This multicentre study used for the first time multilevel images to report the intra- and inter-observer variability in the embryo evaluation. The use of these multilevel images allows embryologists to assess the embryo quality similarly as an exploration by using an inverted microscope.
The results showed a good to excellent intra-observer agreement for the evaluation of the position of the pronuclei on day 1, the number of blastomeres on day 2 and day 3 and the clinical decision. These results confirmed the results of our monocentre study [
6] and the results found by Arce et al. in a multicentre trial using 2D images [
9]. In contrast to our current observations, these two studies [
6,
9] reported also a good to excellent agreement for other characteristics (degree of fragmentation and size of blastomeres on day 2 and/or day 3).
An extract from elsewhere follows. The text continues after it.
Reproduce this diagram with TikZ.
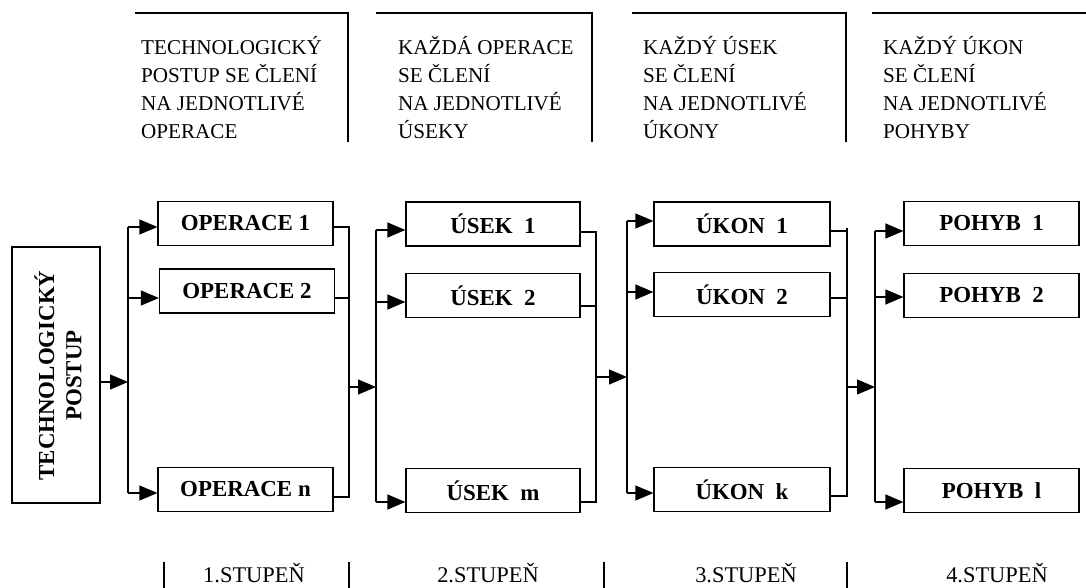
\documentclass[tikz,border=0pt]{standalone}
\usepackage{fontspec}
\setmainfont{Liberation Serif}
\usetikzlibrary{arrows.meta}
\tikzset{
  box/.style={draw, line width=1.2bp, minimum width=175bp, minimum height=44bp, inner sep=0pt,
    font=\fontsize{23}{27}\selectfont\bfseries},
  arr/.style={line width=1.2bp, -{Triangle[length=18bp,width=15bp]}},
  wire/.style={line width=1.2bp},
  head/.style={anchor=north west, align=left, inner sep=0pt, font=\fontsize{21.2}{28}\selectfont},
  stage/.style={anchor=base, inner sep=0pt, font=\fontsize{22.5}{26}\selectfont}
}
\begin{document}
\begin{tikzpicture}[x=1bp,y=-1bp]
\useasboundingbox (0,0) rectangle (1086,588);
% header brackets
\draw[wire] (135,13) -- (348,13) -- (348,142);
\draw[wire] (376,13) -- (592,13) -- (592,142);
\draw[wire] (632,13) -- (846,13) -- (846,142);
\draw[wire] (872,13) -- (1086,13);
\node[head] (h1) at (141,36) {TECHNOLOGICKÝ\\POSTUP SE ČLENÍ\\NA JEDNOTLIVÉ\\OPERACE};
\node[head] (h2) at (398,36) {KAŽDÁ OPERACE\\SE ČLENÍ\\NA JEDNOTLIVÉ\\ÚSEKY};
\node[head] (h3) at (643,36) {KAŽDÝ ÚSEK\\SE ČLENÍ\\NA JEDNOTLIVÉ\\ÚKONY};
\node[head] (h4) at (883,36) {KAŽDÝ ÚKON\\SE ČLENÍ\\NA JEDNOTLIVÉ\\POHYBY};
% main box
\node[draw, line width=1.2bp, minimum width=88bp, minimum height=256bp, inner sep=0pt] (tp) at (56,375) {};
\node[rotate=90, align=center, inner sep=0pt, font=\fontsize{23}{27.5}\selectfont\bfseries] (tpt) at (58,375.5) {TECHNOLOGICKÝ\\POSTUP};
% boxes
\node[box] (op1) at (245.5,223.5) {OPERACE 1};
\node[box] (op2) at (247,291) {OPERACE 2};
\node[box] (opn) at (245.5,489.5) {OPERACE n};
\node[box, minimum width=174bp] (us1) at (493,224) {ÚSEK\ \ 1};
\node[box, minimum width=174bp] (us2) at (493,295.5) {ÚSEK\ \ 2};
\node[box, minimum width=174bp] (usm) at (493,490.5) {ÚSEK\ \ m};
\node[box, minimum width=176bp] (uk1) at (742,224) {ÚKON\ \ 1};
\node[box, minimum width=176bp] (uk2) at (742,294.5) {ÚKON\ \ 2};
\node[box, minimum width=176bp] (ukk) at (742,489.5) {ÚKON\ \ k};
\node[box] (ph1) at (991.5,223.5) {POHYB\ \ 1};
\node[box] (ph2) at (991.5,295.5) {POHYB\ \ 2};
\node[box] (phl) at (991.5,490.5) {POHYB\ \ l};
% bar A
\coordinate (a1) at (128,227); \coordinate (a2) at (128,298); \coordinate (an) at (128,493);
\coordinate (am) at (128,382);
\draw[wire] (a1) -- (an);
\draw[arr] (tp.east |- am) -- (am);
\draw[arr] (a1) -- (op1.west |- a1);
\draw[arr] (a2) -- (op2.west |- a2);
\draw[arr] (an) -- (opn.west |- an);
% collector A
\coordinate (c1) at (349,227); \coordinate (c2) at (349,298); \coordinate (cn) at (349,497);
\coordinate (cm) at (349,387);
\draw[wire] (op1.east |- c1) -- (c1) -- (cn) -- (opn.east |- cn);
\draw[wire] (op2.east |- c2) -- (c2);
% bar B
\coordinate (b1) at (376,230); \coordinate (b2) at (376,302); \coordinate (bn) at (376,502);
\coordinate (bm) at (376,387);
\draw[wire] (b1) -- (bn);
\draw[arr] (cm) -- (bm);
\draw[arr] (b1) -- (us1.west |- b1);
\draw[arr] (b2) -- (us2.west |- b2);
\draw[arr] (bn) -- (usm.west |- bn);
% collector B
\coordinate (d1) at (596,232); \coordinate (d2) at (596,306); \coordinate (dn) at (596,502);
\coordinate (dm) at (596,377);
\draw[wire] (us1.east |- d1) -- (d1) -- (dn) -- (usm.east |- dn);
\draw[wire] (us2.east |- d2) -- (d2);
% bar C
\coordinate (e1) at (627,221); \coordinate (e2) at (627,292); \coordinate (en) at (627,493);
\coordinate (em) at (627,377);
\draw[wire] (e1) -- (en);
\draw[arr] (dm) -- (em);
\draw[arr] (e1) -- (uk1.west |- e1);
\draw[arr] (e2) -- (uk2.west |- e2);
\draw[arr] (en) -- (ukk.west |- en);
% collector C
\coordinate (f0) at (847,228);
\coordinate (f1) at (847,231); \coordinate (f2) at (847,298); \coordinate (fn) at (847,496);
\coordinate (fm) at (847,387);
\draw[wire] (f0) -- (fn) -- (ukk.east |- fn);
\draw[wire] (uk1.east |- f1) -- (f1);
\draw[wire] (uk2.east |- f2) -- (f2);
% bar D
\coordinate (g1) at (875,231); \coordinate (g2) at (875,297); \coordinate (gn) at (875,502);
\coordinate (gm) at (875,387);
\draw[wire] (g1) -- (gn);
\draw[arr] (fm) -- (gm);
\draw[arr] (g1) -- (ph1.west |- g1);
\draw[arr] (g2) -- (ph2.west |- g2);
\draw[arr] (gn) -- (phl.west |- gn);
% bottom stages
\draw[wire] (164,562) -- (164,588);
\draw[wire] (349,562) -- (349,588);
\draw[wire] (604,562) -- (604,588);
\draw[wire] (847,562) -- (847,588);
\node[stage] (s1) at (254,582) {1.STUPEŇ};
\node[stage] (s2) at (488,582) {2.STUPEŇ};
\node[stage] (s3) at (746,582) {3.STUPEŇ};
\node[stage] (s4) at (997,582) {4.STUPEŇ};
\end{tikzpicture}
\end{document}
This can be due to differences in study design (monocenter study [
6] and 2D images [
9]).
Good to excellent inter-observer agreement was found for the evaluation of the position of the pronuclei on day 1, the number of blastomeres on day 2 and day 3 and the decision on final destiny of each embryo. This confirms the results reported in our monocenter study [
6] and those published by Arce et al. [
9]. In contrast, other investigators (Bendus et al. [
5]; Castilla et al. [
8]) reported a moderate to excellent agreement for the embryo grading on day 3. However, only supernumerary embryos were used by Bendus et al [
5]. In addition, different scoring systems were used by the centers included in these studies [
5,
8]. Moreover, agreement on a embryo score (optimal, moderate and poor, based on the combination of different individual characteristics) was measured whereas in our study individual embryo characteristics were evaluated. In our opinion, the use of supernumerary embryos [
5] or selecting embryos for the determination of intra- and inter-observer variability based on the embryo score [
8] is not fully representative for the routine embryo population. Therefore, in our study, embryos from routine practice were evaluated to have a representative dataset of the daily practice. Regarding the decision making process, a good agreement was found in our study. However, other investigators (de Assin et al. [
7]; Castilla et al. [
8]), reported moderate agreement in the clinical decision on final destiny of each embryo. This can be due to differences in the study design. In our study, embryologists were asked to decide for each embryo if the embryo would be transferred, cryopreserved or discarded. In the studies of de Assin et al [
7] and Castilla et al. [
8] two embryos, from a batch of embryos per patient, needed to be selected for transfer.
A moderate to poor inter-observer agreement was reported for the evaluation of the size of the pronuclei, the degree of fragmentation on day 2 and day 3 and for the evaluation of the symmetry of blastomeres on day 2 and day 3, which is in line with the results of our monocentre study [
6] and the studies of Arce et al. and Bendus et al. [
5,
9].